═══ Dataset content

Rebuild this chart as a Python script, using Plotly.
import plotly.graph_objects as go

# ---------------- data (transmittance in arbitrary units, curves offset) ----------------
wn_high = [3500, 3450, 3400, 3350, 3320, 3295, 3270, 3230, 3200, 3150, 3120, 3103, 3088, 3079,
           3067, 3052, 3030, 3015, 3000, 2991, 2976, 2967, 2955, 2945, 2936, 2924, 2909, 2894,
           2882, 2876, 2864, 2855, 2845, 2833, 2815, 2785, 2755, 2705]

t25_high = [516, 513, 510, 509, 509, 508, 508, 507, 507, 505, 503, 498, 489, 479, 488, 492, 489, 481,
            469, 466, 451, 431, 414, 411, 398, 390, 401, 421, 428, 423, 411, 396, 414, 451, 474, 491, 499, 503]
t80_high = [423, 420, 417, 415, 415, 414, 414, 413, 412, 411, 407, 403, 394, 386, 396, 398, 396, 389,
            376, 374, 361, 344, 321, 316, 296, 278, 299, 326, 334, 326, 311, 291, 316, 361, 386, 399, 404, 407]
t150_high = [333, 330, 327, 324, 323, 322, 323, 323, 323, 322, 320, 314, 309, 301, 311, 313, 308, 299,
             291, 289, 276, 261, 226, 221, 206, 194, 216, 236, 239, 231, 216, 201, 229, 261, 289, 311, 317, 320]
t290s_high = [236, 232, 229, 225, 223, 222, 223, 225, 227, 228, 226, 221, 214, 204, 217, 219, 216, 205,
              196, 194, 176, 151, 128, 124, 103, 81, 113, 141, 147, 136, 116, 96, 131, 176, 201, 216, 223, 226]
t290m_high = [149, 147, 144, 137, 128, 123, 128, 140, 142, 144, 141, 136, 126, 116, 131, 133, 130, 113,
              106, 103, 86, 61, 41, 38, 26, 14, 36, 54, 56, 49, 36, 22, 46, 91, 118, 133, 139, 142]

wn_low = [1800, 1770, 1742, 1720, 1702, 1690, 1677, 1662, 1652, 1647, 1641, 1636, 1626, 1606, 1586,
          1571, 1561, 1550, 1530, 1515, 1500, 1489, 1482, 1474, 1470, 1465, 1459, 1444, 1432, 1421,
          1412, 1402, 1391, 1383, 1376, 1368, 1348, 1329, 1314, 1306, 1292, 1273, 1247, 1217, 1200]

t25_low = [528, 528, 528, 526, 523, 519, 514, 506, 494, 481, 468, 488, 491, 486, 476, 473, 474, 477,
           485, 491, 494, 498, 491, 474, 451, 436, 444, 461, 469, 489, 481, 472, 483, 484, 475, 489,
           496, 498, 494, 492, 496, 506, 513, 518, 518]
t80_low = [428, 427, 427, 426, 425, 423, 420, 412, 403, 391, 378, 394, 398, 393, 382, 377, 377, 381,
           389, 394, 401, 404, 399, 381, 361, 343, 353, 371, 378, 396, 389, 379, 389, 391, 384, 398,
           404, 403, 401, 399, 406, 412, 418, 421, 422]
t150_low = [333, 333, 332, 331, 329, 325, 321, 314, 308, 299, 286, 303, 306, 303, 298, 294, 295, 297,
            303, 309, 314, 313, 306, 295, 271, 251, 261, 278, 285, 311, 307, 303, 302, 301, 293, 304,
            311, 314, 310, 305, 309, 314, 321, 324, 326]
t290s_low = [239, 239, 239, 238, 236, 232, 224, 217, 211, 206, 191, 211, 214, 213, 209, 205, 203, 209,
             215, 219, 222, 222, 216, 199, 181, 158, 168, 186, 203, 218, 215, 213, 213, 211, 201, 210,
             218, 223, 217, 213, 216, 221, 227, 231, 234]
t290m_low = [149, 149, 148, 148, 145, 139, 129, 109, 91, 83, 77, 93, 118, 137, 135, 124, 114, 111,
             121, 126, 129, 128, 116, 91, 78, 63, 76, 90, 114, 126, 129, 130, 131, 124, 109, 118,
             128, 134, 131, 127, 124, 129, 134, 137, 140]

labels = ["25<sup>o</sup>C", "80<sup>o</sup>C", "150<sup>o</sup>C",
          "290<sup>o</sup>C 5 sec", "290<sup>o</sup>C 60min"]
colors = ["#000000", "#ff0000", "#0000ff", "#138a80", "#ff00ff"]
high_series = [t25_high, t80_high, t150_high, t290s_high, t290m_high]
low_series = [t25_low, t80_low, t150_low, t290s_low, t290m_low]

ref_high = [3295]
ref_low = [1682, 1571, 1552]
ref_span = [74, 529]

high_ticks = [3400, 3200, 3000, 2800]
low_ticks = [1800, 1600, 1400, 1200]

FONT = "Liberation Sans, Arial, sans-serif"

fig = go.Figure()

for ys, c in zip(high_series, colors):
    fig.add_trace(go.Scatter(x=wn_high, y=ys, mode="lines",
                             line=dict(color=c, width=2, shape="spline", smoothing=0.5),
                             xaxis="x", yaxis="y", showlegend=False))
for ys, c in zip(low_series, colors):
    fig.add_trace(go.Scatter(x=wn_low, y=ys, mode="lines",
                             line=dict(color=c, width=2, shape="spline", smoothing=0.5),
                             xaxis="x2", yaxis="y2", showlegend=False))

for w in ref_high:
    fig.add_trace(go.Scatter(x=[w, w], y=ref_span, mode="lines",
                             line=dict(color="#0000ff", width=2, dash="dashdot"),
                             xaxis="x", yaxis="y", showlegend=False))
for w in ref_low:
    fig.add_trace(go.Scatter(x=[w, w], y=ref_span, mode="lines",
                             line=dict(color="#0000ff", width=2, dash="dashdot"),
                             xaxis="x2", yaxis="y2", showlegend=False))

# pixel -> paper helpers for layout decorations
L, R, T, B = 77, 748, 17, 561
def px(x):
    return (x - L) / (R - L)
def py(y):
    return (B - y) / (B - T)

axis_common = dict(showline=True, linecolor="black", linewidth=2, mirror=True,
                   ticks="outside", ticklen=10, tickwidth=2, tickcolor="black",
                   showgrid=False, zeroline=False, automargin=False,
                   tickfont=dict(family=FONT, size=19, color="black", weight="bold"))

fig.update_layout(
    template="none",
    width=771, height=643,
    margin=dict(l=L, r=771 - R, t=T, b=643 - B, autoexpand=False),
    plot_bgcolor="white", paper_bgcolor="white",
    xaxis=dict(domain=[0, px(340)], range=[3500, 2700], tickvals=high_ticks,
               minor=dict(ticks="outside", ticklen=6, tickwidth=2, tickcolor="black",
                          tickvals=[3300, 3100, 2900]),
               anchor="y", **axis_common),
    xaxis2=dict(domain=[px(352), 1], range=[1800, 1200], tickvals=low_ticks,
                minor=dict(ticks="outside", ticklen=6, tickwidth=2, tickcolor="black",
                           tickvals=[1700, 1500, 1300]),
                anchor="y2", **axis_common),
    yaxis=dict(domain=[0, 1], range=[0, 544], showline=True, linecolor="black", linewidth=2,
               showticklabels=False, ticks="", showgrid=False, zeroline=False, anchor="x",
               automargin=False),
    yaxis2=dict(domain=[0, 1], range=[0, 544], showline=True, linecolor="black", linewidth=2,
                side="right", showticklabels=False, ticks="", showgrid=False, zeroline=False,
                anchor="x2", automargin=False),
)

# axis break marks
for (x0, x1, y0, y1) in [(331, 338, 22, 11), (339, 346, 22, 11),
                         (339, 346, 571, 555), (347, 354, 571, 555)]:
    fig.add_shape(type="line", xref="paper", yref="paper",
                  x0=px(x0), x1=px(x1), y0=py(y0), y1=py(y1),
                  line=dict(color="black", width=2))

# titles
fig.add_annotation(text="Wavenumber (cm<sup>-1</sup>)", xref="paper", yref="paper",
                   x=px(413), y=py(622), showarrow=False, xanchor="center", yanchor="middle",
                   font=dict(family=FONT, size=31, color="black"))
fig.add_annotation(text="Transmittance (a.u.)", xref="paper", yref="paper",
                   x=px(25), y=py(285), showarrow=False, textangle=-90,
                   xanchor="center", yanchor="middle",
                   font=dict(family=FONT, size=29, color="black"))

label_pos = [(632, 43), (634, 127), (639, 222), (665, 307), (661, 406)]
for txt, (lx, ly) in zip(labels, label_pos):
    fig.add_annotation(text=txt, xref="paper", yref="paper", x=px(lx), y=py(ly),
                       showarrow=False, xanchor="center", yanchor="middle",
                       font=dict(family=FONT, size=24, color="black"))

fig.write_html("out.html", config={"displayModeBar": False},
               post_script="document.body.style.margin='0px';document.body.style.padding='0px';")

══════

[Do this] Restate word for word only the lines running from the beginning of the data to the line holding "1247, 1217, 1200]", both included.

[Answer for this exercise]
Rebuild this chart as a Python script, using Plotly.
import plotly.graph_objects as go

# ---------------- data (transmittance in arbitrary units, curves offset) ----------------
wn_high = [3500, 3450, 3400, 3350, 3320, 3295, 3270, 3230, 3200, 3150, 3120, 3103, 3088, 3079,
           3067, 3052, 3030, 3015, 3000, 2991, 2976, 2967, 2955, 2945, 2936, 2924, 2909, 2894,
           2882, 2876, 2864, 2855, 2845, 2833, 2815, 2785, 2755, 2705]

t25_high = [516, 513, 510, 509, 509, 508, 508, 507, 507, 505, 503, 498, 489, 479, 488, 492, 489, 481,
            469, 466, 451, 431, 414, 411, 398, 390, 401, 421, 428, 423, 411, 396, 414, 451, 474, 491, 499, 503]
t80_high = [423, 420, 417, 415, 415, 414, 414, 413, 412, 411, 407, 403, 394, 386, 396, 398, 396, 389,
            376, 374, 361, 344, 321, 316, 296, 278, 299, 326, 334, 326, 311, 291, 316, 361, 386, 399, 404, 407]
t150_high = [333, 330, 327, 324, 323, 322, 323, 323, 323, 322, 320, 314, 309, 301, 311, 313, 308, 299,
             291, 289, 276, 261, 226, 221, 206, 194, 216, 236, 239, 231, 216, 201, 229, 261, 289, 311, 317, 320]
t290s_high = [236, 232, 229, 225, 223, 222, 223, 225, 227, 228, 226, 221, 214, 204, 217, 219, 216, 205,
              196, 194, 176, 151, 128, 124, 103, 81, 113, 141, 147, 136, 116, 96, 131, 176, 201, 216, 223, 226]
t290m_high = [149, 147, 144, 137, 128, 123, 128, 140, 142, 144, 141, 136, 126, 116, 131, 133, 130, 113,
              106, 103, 86, 61, 41, 38, 26, 14, 36, 54, 56, 49, 36, 22, 46, 91, 118, 133, 139, 142]

wn_low = [1800, 1770, 1742, 1720, 1702, 1690, 1677, 1662, 1652, 1647, 1641, 1636, 1626, 1606, 1586,
          1571, 1561, 1550, 1530, 1515, 1500, 1489, 1482, 1474, 1470, 1465, 1459, 1444, 1432, 1421,
          1412, 1402, 1391, 1383, 1376, 1368, 1348, 1329, 1314, 1306, 1292, 1273, 1247, 1217, 1200]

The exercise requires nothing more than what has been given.